**Written request**
Where the word "diagram" occurs in a line, return that line.

START

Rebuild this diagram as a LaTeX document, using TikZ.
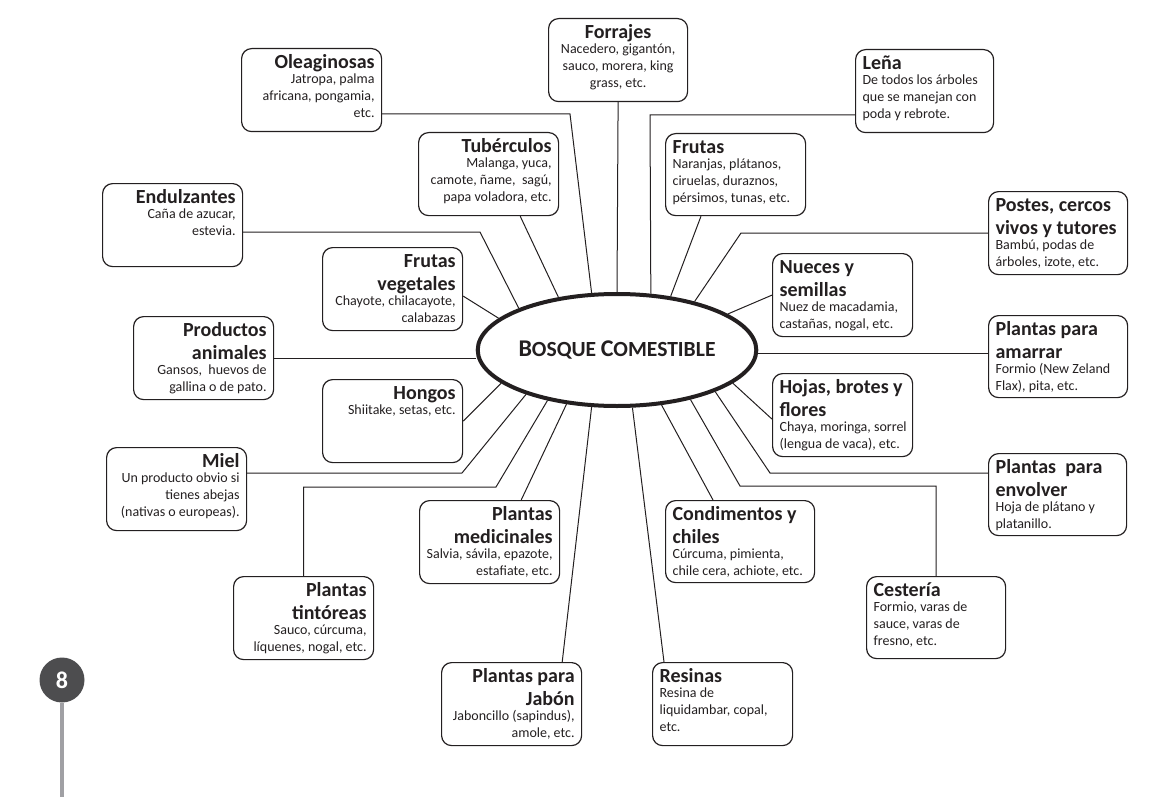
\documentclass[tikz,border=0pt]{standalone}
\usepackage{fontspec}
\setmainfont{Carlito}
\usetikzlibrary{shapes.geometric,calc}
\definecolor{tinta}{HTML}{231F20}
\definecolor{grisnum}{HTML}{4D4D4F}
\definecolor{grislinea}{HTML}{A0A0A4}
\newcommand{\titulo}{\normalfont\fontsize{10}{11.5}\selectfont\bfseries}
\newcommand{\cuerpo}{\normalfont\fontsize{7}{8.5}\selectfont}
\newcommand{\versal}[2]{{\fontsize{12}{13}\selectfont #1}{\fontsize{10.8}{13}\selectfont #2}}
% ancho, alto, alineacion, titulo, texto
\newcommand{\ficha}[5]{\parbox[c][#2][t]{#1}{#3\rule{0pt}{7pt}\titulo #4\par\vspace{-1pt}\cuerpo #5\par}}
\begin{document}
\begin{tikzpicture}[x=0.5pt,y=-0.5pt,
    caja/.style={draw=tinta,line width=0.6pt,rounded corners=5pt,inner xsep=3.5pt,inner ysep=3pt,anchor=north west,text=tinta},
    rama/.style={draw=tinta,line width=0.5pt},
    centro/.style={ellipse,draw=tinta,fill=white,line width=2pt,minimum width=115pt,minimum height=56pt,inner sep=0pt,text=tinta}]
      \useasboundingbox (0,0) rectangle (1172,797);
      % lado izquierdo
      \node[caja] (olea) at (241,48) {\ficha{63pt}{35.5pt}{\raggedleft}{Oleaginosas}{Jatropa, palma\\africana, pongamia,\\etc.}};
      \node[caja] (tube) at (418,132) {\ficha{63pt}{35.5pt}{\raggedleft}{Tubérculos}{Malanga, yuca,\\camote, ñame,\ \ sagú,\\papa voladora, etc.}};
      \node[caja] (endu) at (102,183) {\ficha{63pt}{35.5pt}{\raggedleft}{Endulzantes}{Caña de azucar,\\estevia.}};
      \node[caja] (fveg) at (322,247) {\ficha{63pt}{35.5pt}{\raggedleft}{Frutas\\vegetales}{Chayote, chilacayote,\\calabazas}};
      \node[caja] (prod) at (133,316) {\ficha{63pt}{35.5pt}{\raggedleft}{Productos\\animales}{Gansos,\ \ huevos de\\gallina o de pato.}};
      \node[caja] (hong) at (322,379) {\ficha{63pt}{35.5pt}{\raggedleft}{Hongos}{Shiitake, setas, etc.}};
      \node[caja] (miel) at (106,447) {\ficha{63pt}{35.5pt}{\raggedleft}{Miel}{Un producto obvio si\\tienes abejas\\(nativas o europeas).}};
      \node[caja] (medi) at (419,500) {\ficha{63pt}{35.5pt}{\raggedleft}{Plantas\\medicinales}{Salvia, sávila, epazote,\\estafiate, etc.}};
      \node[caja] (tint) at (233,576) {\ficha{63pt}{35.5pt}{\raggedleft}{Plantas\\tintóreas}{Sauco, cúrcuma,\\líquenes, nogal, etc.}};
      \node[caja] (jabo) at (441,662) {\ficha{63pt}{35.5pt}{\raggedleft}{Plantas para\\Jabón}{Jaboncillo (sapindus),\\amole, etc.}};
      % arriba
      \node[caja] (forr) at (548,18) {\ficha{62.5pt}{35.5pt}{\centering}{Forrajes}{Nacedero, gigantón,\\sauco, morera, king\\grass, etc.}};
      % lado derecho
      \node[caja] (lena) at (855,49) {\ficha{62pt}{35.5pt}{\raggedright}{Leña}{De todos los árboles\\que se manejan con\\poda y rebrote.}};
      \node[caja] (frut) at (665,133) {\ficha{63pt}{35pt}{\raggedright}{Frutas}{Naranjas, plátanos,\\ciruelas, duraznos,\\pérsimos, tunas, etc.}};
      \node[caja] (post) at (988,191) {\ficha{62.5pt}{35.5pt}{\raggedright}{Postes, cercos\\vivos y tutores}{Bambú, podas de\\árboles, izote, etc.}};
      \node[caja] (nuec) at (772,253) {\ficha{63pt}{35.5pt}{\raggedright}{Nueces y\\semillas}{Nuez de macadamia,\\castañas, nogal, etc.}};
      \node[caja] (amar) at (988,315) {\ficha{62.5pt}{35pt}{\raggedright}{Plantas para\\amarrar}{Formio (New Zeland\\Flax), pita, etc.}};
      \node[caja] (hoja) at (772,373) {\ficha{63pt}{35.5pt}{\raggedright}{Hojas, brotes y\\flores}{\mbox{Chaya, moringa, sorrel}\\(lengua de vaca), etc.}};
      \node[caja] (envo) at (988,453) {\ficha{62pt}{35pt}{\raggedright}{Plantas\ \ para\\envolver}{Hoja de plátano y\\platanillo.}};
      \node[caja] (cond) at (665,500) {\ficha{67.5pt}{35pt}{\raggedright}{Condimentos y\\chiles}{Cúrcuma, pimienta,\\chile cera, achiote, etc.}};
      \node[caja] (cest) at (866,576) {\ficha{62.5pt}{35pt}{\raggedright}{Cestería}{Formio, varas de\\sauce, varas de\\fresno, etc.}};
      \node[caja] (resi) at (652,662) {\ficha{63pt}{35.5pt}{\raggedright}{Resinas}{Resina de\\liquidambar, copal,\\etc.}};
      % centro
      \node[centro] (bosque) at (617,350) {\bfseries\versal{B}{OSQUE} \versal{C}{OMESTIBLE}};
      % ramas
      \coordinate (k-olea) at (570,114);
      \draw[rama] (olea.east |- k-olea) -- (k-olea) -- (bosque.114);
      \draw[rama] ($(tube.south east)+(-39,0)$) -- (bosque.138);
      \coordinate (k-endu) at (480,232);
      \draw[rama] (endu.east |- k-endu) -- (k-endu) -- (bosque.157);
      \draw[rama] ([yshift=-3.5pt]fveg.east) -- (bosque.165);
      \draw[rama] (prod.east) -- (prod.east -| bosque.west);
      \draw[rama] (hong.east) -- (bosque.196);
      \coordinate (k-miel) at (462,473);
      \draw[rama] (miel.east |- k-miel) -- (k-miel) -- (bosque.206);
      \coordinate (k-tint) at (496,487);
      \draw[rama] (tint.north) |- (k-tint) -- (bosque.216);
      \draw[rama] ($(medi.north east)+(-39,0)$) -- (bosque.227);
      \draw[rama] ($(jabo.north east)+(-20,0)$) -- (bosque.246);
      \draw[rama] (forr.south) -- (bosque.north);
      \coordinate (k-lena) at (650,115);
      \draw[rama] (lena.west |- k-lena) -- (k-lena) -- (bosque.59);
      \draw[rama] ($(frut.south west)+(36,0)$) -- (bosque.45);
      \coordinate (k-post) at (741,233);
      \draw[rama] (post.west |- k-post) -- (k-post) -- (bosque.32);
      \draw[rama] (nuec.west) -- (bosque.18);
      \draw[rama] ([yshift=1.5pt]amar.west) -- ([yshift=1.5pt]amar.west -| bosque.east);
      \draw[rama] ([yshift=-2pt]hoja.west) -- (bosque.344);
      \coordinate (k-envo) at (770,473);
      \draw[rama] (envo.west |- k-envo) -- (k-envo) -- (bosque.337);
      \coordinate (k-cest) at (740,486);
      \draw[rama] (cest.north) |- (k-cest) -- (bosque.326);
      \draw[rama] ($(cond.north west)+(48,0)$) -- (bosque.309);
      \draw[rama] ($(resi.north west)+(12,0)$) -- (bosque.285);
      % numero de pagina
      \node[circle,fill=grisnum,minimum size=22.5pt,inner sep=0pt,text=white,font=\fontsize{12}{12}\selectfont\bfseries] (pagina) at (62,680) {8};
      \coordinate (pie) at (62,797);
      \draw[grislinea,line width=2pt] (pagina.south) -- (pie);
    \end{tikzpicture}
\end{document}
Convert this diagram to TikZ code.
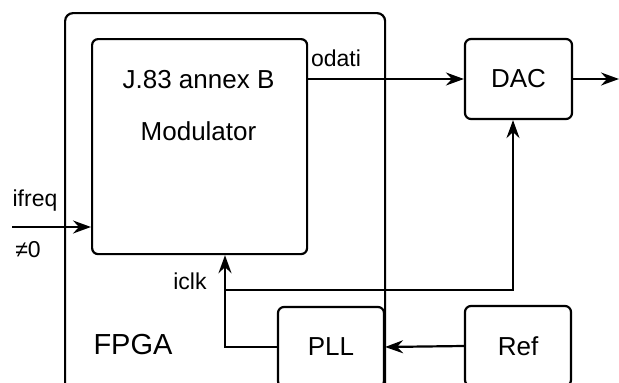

END

**Result of the exercise**
Rebuild this diagram as a LaTeX document, using TikZ.
Convert this diagram to TikZ code.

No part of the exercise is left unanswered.